■ Data excerpt
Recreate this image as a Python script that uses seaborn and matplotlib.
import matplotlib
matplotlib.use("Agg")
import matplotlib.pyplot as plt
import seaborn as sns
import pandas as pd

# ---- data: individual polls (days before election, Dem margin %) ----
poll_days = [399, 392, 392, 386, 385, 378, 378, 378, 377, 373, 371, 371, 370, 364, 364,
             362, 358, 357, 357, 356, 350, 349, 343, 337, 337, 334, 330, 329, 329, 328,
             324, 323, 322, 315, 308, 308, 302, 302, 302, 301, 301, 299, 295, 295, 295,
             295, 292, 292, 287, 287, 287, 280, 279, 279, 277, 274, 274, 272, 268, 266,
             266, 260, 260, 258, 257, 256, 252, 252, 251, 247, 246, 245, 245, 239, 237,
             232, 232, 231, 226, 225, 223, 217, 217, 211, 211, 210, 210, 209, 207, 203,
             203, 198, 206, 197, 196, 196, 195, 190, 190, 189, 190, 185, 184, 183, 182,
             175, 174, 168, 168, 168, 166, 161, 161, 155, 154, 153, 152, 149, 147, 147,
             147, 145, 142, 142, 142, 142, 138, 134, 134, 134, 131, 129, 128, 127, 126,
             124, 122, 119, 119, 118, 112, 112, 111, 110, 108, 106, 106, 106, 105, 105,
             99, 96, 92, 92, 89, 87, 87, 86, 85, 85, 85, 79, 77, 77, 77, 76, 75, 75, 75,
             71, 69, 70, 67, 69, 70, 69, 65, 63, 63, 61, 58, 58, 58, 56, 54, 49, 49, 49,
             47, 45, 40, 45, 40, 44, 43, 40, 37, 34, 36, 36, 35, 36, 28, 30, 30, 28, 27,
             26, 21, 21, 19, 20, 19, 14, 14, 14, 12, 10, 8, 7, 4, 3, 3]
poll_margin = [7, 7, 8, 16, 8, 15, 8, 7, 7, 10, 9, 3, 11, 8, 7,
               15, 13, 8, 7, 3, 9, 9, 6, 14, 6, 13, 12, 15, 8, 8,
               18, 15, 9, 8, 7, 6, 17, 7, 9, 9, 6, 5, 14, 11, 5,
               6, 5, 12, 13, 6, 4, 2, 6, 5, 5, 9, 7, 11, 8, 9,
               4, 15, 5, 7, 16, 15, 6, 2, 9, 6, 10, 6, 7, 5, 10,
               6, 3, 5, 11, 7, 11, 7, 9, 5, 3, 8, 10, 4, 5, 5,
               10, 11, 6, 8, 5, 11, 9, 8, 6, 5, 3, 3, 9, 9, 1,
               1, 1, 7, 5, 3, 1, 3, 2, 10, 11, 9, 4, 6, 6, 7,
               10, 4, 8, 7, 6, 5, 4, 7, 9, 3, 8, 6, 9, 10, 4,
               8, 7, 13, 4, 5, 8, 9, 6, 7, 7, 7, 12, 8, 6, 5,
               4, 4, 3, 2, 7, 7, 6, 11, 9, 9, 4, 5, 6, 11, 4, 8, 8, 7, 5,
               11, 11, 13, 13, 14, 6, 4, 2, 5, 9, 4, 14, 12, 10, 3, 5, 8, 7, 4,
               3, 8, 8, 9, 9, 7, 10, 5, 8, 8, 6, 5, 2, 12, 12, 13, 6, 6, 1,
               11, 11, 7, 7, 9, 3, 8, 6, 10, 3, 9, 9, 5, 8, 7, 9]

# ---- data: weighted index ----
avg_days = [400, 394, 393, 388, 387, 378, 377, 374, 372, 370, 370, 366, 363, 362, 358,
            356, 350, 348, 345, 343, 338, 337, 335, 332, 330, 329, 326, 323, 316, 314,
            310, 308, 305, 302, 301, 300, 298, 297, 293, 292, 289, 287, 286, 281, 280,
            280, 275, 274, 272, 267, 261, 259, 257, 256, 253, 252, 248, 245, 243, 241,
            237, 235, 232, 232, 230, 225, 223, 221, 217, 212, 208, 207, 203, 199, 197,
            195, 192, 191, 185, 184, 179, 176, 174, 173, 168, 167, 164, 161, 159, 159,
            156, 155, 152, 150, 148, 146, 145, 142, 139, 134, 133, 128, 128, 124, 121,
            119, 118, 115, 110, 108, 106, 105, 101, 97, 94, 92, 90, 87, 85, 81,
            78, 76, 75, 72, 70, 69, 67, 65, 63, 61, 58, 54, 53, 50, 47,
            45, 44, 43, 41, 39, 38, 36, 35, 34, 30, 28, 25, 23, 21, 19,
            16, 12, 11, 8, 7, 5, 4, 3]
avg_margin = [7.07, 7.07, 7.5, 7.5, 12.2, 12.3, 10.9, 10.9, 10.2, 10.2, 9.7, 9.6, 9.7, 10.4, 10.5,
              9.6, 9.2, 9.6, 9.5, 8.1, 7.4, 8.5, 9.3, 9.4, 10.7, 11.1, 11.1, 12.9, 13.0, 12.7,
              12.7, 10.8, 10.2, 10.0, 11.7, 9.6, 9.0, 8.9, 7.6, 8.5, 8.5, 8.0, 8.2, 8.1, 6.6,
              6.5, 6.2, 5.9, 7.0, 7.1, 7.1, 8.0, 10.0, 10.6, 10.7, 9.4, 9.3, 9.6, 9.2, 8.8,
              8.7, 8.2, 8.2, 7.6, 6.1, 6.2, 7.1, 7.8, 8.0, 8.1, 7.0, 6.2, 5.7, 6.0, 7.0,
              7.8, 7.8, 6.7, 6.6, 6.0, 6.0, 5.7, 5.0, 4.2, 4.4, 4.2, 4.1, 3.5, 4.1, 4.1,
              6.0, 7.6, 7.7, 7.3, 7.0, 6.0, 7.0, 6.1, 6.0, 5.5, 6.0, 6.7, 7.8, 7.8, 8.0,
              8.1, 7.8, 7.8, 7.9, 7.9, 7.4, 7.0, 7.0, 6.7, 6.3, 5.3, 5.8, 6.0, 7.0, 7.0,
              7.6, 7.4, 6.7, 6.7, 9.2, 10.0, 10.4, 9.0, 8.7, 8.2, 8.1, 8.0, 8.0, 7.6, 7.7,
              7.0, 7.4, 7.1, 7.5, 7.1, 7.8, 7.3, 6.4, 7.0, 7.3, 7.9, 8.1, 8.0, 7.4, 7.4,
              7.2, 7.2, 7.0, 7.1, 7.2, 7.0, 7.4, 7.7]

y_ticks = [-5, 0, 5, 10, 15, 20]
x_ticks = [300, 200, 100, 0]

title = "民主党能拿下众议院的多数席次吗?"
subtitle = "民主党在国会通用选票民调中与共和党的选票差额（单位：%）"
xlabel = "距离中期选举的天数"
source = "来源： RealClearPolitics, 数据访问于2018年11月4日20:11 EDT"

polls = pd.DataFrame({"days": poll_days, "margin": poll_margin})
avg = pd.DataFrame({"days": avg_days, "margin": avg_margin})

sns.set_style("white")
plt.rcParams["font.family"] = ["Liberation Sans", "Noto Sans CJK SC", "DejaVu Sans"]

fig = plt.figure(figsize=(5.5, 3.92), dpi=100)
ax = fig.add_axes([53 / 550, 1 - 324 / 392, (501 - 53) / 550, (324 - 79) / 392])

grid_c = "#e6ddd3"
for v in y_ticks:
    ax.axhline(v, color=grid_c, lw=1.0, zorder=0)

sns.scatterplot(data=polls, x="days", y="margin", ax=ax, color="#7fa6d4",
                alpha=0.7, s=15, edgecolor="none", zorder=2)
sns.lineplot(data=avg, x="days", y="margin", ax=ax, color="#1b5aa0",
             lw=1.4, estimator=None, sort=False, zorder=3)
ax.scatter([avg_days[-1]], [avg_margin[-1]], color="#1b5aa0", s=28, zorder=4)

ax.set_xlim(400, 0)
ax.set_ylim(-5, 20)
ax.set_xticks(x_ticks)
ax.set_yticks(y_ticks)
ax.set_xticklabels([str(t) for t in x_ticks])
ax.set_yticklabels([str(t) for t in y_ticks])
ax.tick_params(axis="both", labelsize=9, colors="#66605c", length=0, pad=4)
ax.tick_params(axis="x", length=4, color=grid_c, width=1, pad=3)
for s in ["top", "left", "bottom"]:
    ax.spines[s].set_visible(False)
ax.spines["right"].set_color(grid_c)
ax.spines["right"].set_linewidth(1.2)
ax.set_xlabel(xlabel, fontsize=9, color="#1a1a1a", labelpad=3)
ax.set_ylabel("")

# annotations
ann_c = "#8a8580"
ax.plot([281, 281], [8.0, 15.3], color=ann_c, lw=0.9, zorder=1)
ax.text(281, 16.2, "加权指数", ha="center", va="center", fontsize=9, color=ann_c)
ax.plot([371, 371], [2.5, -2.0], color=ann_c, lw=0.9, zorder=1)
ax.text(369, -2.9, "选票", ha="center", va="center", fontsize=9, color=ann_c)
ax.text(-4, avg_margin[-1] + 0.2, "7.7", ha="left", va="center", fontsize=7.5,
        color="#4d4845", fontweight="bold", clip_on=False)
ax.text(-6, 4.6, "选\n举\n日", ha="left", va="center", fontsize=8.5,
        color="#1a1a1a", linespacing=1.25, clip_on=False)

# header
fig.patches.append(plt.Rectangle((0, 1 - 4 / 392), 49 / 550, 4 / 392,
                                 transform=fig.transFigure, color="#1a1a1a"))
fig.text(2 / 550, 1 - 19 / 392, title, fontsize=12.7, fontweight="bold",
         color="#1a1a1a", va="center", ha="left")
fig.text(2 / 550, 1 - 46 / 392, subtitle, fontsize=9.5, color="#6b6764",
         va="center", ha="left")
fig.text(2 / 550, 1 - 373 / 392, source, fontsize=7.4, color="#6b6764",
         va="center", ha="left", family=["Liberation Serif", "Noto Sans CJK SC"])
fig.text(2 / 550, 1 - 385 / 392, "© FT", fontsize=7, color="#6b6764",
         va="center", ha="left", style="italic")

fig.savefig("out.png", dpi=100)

■ What you should do
Set down verbatim only the lines between the start of the data above and the line with "import pandas as pd", both boundaries included.

■ The output
Recreate this image as a Python script that uses seaborn and matplotlib.
import matplotlib
matplotlib.use("Agg")
import matplotlib.pyplot as plt
import seaborn as sns
import pandas as pd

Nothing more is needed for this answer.